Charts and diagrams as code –
* begin *
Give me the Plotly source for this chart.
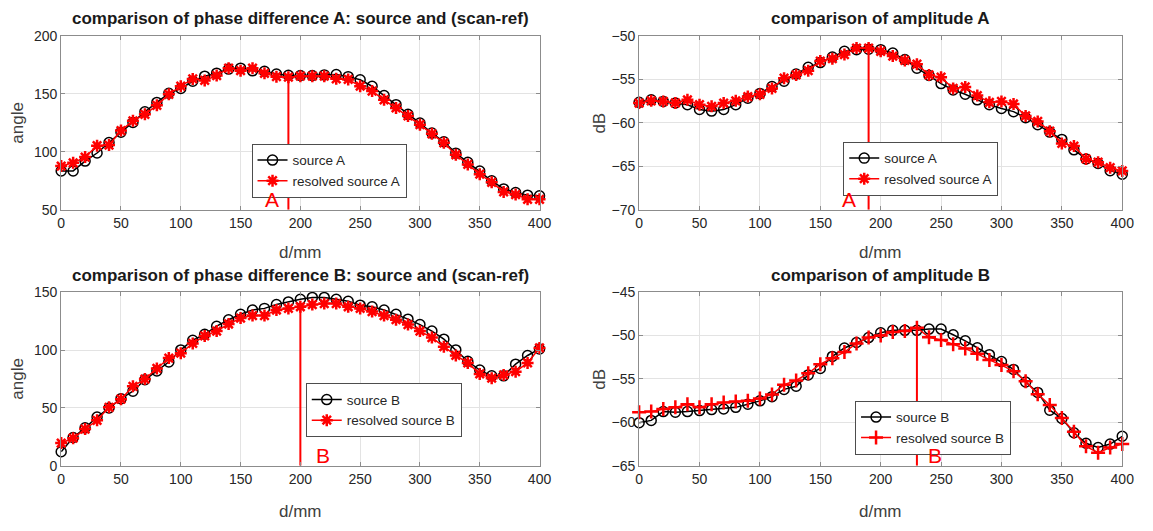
import plotly.graph_objects as go

# Scan positions (mm)
d_mm = list(range(0, 401, 10))

# Phase difference A (degrees)
phase_src_A = [83.5, 83.5, 92, 99, 108, 117, 125.4, 134.6, 142.7, 150.6, 154.7, 161, 165.4, 168,
               171.5, 172.3, 170, 169.6, 167.3, 166.2, 166, 166, 166.5, 166.8, 165, 162.3, 156.7,
               148.6, 140.8, 132.4, 124.9, 116.2, 108.7, 98.9, 91, 83.5, 75, 68, 64.8, 62.6, 62]
phase_res_A = [87.7, 90.5, 95.5, 105.3, 105.9, 118.4, 126.8, 132.4, 140.2, 149.7, 156.7, 163, 161.7,
               165.9, 172.3, 170.1, 172.3, 167.9, 165, 164.5, 165.4, 165.4, 165.4, 163.1, 162.6,
               156.7, 152.5, 145, 138, 131, 123.5, 115.6, 107.8, 97.5, 89.1, 80.7, 73.7, 65.4, 63.1,
               59, 59]

# Amplitude A (dB)
amp_src_A = [-57.63, -57.34, -57.52, -57.71, -57.9, -58.45, -58.64, -58.45, -57.9, -57.15, -56.6,
             -55.8, -55.2, -54.36, -53.6, -53.05, -52.4, -51.75, -51.56, -51.5, -51.56, -51.94,
             -52.7, -53.7, -54.54, -55.47, -56.2, -56.7, -57.34, -57.9, -58.34, -58.7, -59.4,
             -60.2, -61.06, -61.9, -63.1, -64.15, -64.67, -65.5, -65.9]
amp_res_A = [-57.71, -57.45, -57.52, -57.7, -57.34, -57.9, -58.08, -57.71, -57.45, -56.96, -56.7,
             -56.03, -54.84, -54.47, -53.98, -52.87, -52.6, -52.12, -51.38, -51.38, -51.75, -52.3,
             -52.8, -53.24, -54.47, -54.73, -56.03, -55.85, -56.85, -57.63, -57.52, -57.82, -59.2,
             -59.83, -60.95, -62.36, -62.66, -64.15, -64.52, -65.16, -65.53]

# Phase difference B (degrees)
phase_src_B = [12.1, 24.4, 32.8, 42.1, 49.9, 58, 64.5, 74.3, 81.9, 89.7, 100.1, 108.5, 113.6, 120.6,
               126.2, 130.9, 134.6, 136, 139.3, 141.6, 143.8, 145.5, 145.5, 143.8, 142.1, 138.8,
               137.4, 134.6, 130.9, 126.7, 122, 116.4, 109.4, 100.1, 90.3, 82.7, 77.7, 77.7, 87.8,
               95.3, 100.9]
phase_res_B = [19.6, 23.8, 31.7, 39.3, 50.5, 57.5, 68.7, 74.9, 84.1, 93.1, 97.3, 105.7, 112.2, 116.4,
               122.5, 127.6, 129.8, 129.8, 134.6, 136, 137.4, 139.3, 140.2, 140.2, 137.4, 136,
               133.2, 129.8, 126.2, 122, 116.4, 110.8, 102.9, 95.3, 88.9, 79.4, 75.7, 78.5, 81.3,
               88.9, 101.8]

# Amplitude B (dB)
amp_src_B = [-60.03, -59.77, -58.76, -58.83, -58.76, -58.64, -58.53, -58.46, -58.27, -57.9, -57.52,
             -57.04, -56.2, -55.84, -54.53, -53.79, -52.4, -51.43, -50.8, -50.23, -49.67, -49.4,
             -49.4, -49.4, -49.25, -49.25, -49.9, -50.6, -51.4, -52.2, -53, -53.9, -55.35, -56.55,
             -58.6, -59.55, -61.2, -62.4, -62.9, -62.5, -61.6]
amp_res_B = [-58.83, -58.76, -58.46, -58.27, -57.9, -58.27, -57.9, -57.7, -57.6, -57.52, -57.26,
             -56.78, -55.65, -55.17, -54.35, -53.3, -52.6, -51.9, -50.9, -50.23, -50, -49.6,
             -49.47, -49.1, -50.2, -50.5, -51, -51.5, -52.1, -52.8, -53.4, -54.1, -55.25, -56.75,
             -58, -59.5, -61.07, -62.76, -63.5, -62.9, -62.5]

# Located source positions (mm) and the value where each marker line stops
loc_A = 190
loc_B_phase = 200
loc_B_amp = 230
loc_top = [166.2, -51.4, 137.4, -49.1]

# Label positions for the source letters
letter_x = [176, 174, 219, 245]

FONT = "Liberation Sans, Arial, sans-serif"
TXT = "#262626"
GRID = "#e3e3e3"

panels = [
    dict(title="comparison of phase difference A: source and (scan-ref)", ylab="angle",
         yr=[50, 200], dt=50, src=phase_src_A, res=phase_res_A, loc=loc_A, letter="A",
         names=["source A", "resolved source A"], sym="asterisk-open",
         xd=[0.0503, 0.4710], yd=[0.6083, 0.9454], leg=(0.2177, 0.7363),
         xlab_y=0.5254, ylab_x=0.0121),
    dict(title="comparison of amplitude A", ylab="dB",
         yr=[-70, -50], dt=5, src=amp_src_A, res=amp_res_A, loc=loc_A, letter="A",
         names=["source A", "resolved source A"], sym="asterisk-open",
         xd=[0.5586, 0.9835], yd=[0.6083, 0.9454], leg=(0.7381, 0.7401),
         xlab_y=0.5254, ylab_x=0.5239),
    dict(title="comparison of phase difference B: source and (scan-ref)", ylab="angle",
         yr=[0, 150], dt=50, src=phase_src_B, res=phase_res_B, loc=loc_B_phase, letter="B",
         names=["source B", "resolved source B"], sym="asterisk-open",
         xd=[0.0503, 0.4710], yd=[0.1111, 0.4482], leg=(0.2654, 0.2712),
         xlab_y=0.0226, ylab_x=0.0121),
    dict(title="comparison of amplitude B", ylab="dB",
         yr=[-65, -45], dt=5, src=amp_src_B, res=amp_res_B, loc=loc_B_amp, letter="B",
         names=["source B", "resolved source B"], sym="cross-thin-open",
         xd=[0.5586, 0.9835], yd=[0.1111, 0.4482], leg=(0.7485, 0.2373),
         xlab_y=0.0226, ylab_x=0.5239),
]

fig = go.Figure()
annotations = []
layout = dict(
    width=1153, height=531,
    margin=dict(l=0, r=0, t=0, b=0),
    paper_bgcolor="white", plot_bgcolor="white",
    font=dict(family=FONT, color=TXT),
)

for i, p in enumerate(panels):
    n = i + 1
    xa = "x" if n == 1 else f"x{n}"
    ya = "y" if n == 1 else f"y{n}"
    lg = "legend" if n == 1 else f"legend{n}"

    fig.add_trace(go.Scatter(
        x=d_mm, y=p["src"], mode="lines+markers", name=p["names"][0],
        line=dict(color="black", width=1.5),
        marker=dict(symbol="circle-open", size=10, color="black", line=dict(width=1.5)),
        xaxis=xa, yaxis=ya, legend=lg, cliponaxis=False))
    fig.add_trace(go.Scatter(
        x=d_mm, y=p["res"], mode="lines+markers", name=p["names"][1],
        line=dict(color="red", width=1.5),
        marker=dict(symbol=p["sym"], size=10, color="red", line=dict(width=2.5, color="red")),
        xaxis=xa, yaxis=ya, legend=lg, cliponaxis=False))
    # marker line at the located source position
    fig.add_trace(go.Scatter(
        x=[p["loc"], p["loc"]], y=[p["yr"][0], loc_top[i]], mode="lines",
        line=dict(color="red", width=2), showlegend=False, hoverinfo="skip",
        xaxis=xa, yaxis=ya))

    axis_common = dict(
        showgrid=True, gridcolor=GRID, gridwidth=1,
        showline=True, linecolor="#8c8c8c", linewidth=1, mirror="ticks",
        ticks="inside", ticklen=4, tickcolor="#8c8c8c",
        tickfont=dict(size=14, color=TXT, family=FONT), zeroline=False,
    )
    layout["xaxis" if n == 1 else f"xaxis{n}"] = dict(
        axis_common, domain=p["xd"], anchor=ya, range=[0, 400], tick0=0, dtick=50)
    layout["yaxis" if n == 1 else f"yaxis{n}"] = dict(
        axis_common, domain=p["yd"], anchor=xa, range=p["yr"], tick0=p["yr"][0], dtick=p["dt"])
    layout[lg] = dict(
        x=p["leg"][0], y=p["leg"][1], xanchor="left", yanchor="top",
        bordercolor="#4d4d4d", borderwidth=1, bgcolor="white",
        font=dict(size=13.5, color=TXT, family=FONT), itemwidth=30, tracegroupgap=0)

    annotations.append(dict(
        text=f"<b>{p['title']}</b>", xref="paper", yref="paper",
        x=(p["xd"][0] + p["xd"][1]) / 2, y=p["yd"][1] + 0.011,
        xanchor="center", yanchor="bottom", showarrow=False,
        font=dict(size=17, color="#1a1a1a", family=FONT)))
    annotations.append(dict(
        text="d/mm", xref="paper", yref="paper",
        x=(p["xd"][0] + p["xd"][1]) / 2, y=p["xlab_y"],
        xanchor="center", yanchor="middle", showarrow=False,
        font=dict(size=17, color="#404040", family=FONT)))
    annotations.append(dict(
        text=p["ylab"], xref="paper", yref="paper", textangle=-90,
        x=p["ylab_x"], y=(p["yd"][0] + p["yd"][1]) / 2,
        xanchor="center", yanchor="middle", showarrow=False,
        font=dict(size=17, color="#404040", family=FONT)))
    annotations.append(dict(
        text=p["letter"], xref=xa, yref=ya, x=letter_x[i], y=p["yr"][0],
        xanchor="center", yanchor="bottom", yshift=-2, showarrow=False,
        borderpad=0, font=dict(size=21, color="red", family=FONT)))

layout["annotations"] = annotations
fig.update_layout(**layout)
fig.write_html("out.html")
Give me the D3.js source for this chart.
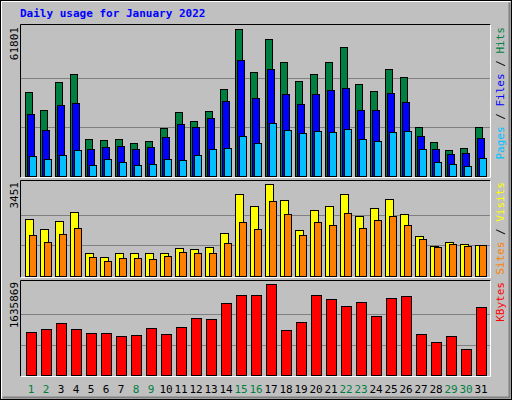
<!DOCTYPE html><html><head><meta charset="utf-8">
<script src="https://cdn.jsdelivr.net/npm/d3@7"></script>
<style>body{margin:0;background:#fff}svg{display:block}</style></head><body>
<svg id="c" width="512" height="400"></svg>
<script>
const days = d3.range(1,32);
const weekend = [1,2,8,9,15,16,22,23,29,30];
const hits = [35305,27740,39508,42871,15551,15131,15551,13870,14711,20174,26899,23117,27320,36566,61801,43711,57581,47914,39929,42871,47914,54219,38668,35726,44972,41610,20595,14290,10928,11768,20595];
const files = [25919,19334,29841,30682,11348,12189,12609,11348,12189,16392,21856,20595,24377,31523,48755,32783,44972,34465,30262,34465,36146,36986,27740,27740,34885,31102,16812,11348,9247,9667,15971];
const pages = [8406,7145,8826,10928,4623,7145,5884,4623,5044,7145,6725,8826,11348,11768,16812,13870,22276,19334,18073,18914,18493,19754,15551,14711,18493,18914,11348,5884,5044,4203,7565];
const visits = [2151,1776,2076,2413,875,725,875,875,875,875,1063,1025,1100,1626,3088,2638,3451,2863,1738,2488,2638,3088,2263,2563,2901,2338,1513,1138,1288,1213,1175];
const sites = [1550,1288,1588,1813,725,575,688,688,650,763,913,875,875,1250,2038,1776,2826,2338,1550,2038,1926,2376,1813,2113,2263,1926,1400,1100,1213,1138,1175];
const kbytes = [773000,826924,934783,826924,755017,755017,701087,719064,844900,737041,862877,1024666,1006690,1294315,1438128,1438128,1635869,808947,952760,1438128,1366222,1240385,1312292,1060619,1384199,1420152,737041,593228,701087,467392,1222409];

const svg = d3.select('#c');
const F = "'DejaVu Sans Mono', monospace";
// background + bevel
svg.append('rect').attr('x',0).attr('y',0).attr('width',512).attr('height',400).attr('fill','#c0c0c0');
svg.append('rect').attr('x',0.5).attr('y',0.5).attr('width',511).attr('height',399).attr('fill','none').attr('stroke','#000');
svg.append('path').attr('d','M1.5,398.5V1.5H510.5').attr('stroke','#fff').attr('fill','none');
svg.append('path').attr('d','M2.5,397.5H509.5V2.5').attr('stroke','#808080').attr('fill','none').attr('stroke-width',2);
svg.append('text').attr('x',20).attr('y',17).attr('font-family',F).attr('font-size',11).attr('font-weight','bold').attr('fill','#0000ff').text('Daily usage for January 2022');

const x = d3.scaleLinear().domain([1,31]).range([25,475]);

function panel(y0,y1,top,max,labels){
  svg.append('path').attr('d',`M20.5,${y1+0.5}V${y0+0.5}H490.5`).attr('stroke','#000').attr('fill','none');
  svg.append('path').attr('d',`M20.5,${y1+0.5}H490.5V${y0+0.5}`).attr('stroke','#fff').attr('fill','none');
  const y = d3.scaleLinear().domain([0,max]).range([y1-1,top]);
  [max/3,2*max/3].forEach(v=>svg.append('line').attr('x1',21).attr('x2',490).attr('y1',Math.round(y(v))+0.5).attr('y2',Math.round(y(v))+0.5).attr('stroke','#808080'));
  svg.append('text').attr('transform',`translate(18,${top-2}) rotate(-90)`).attr('text-anchor','end').attr('font-family',F).attr('font-size',11).attr('fill','#000').text(d3.format('d')(max));
  // right labels, bottom-to-top
  const t = svg.append('text').attr('transform',`translate(504,${top-2}) rotate(-90)`).attr('text-anchor','end').attr('font-family',F).attr('font-size',11);
  labels.forEach((l,i)=>{ if(i) t.append('tspan').attr('fill','#000').text(' / '); t.append('tspan').attr('fill',l[1]).text(l[0]); });
  return y;
}
function bars(y,data,off,w,color){
  svg.append('g').selectAll('rect').data(data).join('rect')
    .attr('x',(d,i)=>Math.round(x(days[i]))+off+0.5).attr('y',d=>Math.round(y(d))+0.5)
    .attr('width',w).attr('height',d=>Math.max(0,Math.round(y(0))-Math.round(y(d))))
    .attr('fill',color).attr('stroke','#000');
}
const y1 = panel(24,177,29,61801,[['Pages','#00c0ff'],['Files','#0000ff'],['Hits','#008040']]);
bars(y1,hits,0,7,'#008040'); bars(y1,files,2,7,'#0000ff'); bars(y1,pages,4,7,'#00c0ff');
const y2 = panel(180,277,184,3451,[['Sites','#ff8000'],['Visits','#ffff00']]);
bars(y2,visits,0,8,'#ffff00'); bars(y2,sites,4,7,'#ff8000');
const y3 = panel(280,376,284,1635869,[['KBytes','#ff0000']]);
bars(y3,kbytes,1,10,'#ff0000');

svg.append('g').selectAll('text').data(days).join('text')
  .attr('x',d=>x(d)+6).attr('y',393).attr('text-anchor','middle').attr('font-family',F).attr('font-size',11)
  .attr('fill',d=>weekend.includes(d)?'#008040':'#000').text(d=>d);
</script></body></html>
* end *
EXERCISE OBJECTIVE – The lines from the start of the data through the line that contains "d_mm = list(range(0, 401, 10))" are to be returned exactly, please, with both ends included and every picture left out.

WRITTEN ANSWER –
Give me the Plotly source for this chart.
import plotly.graph_objects as go

# Scan positions (mm)
d_mm = list(range(0, 401, 10))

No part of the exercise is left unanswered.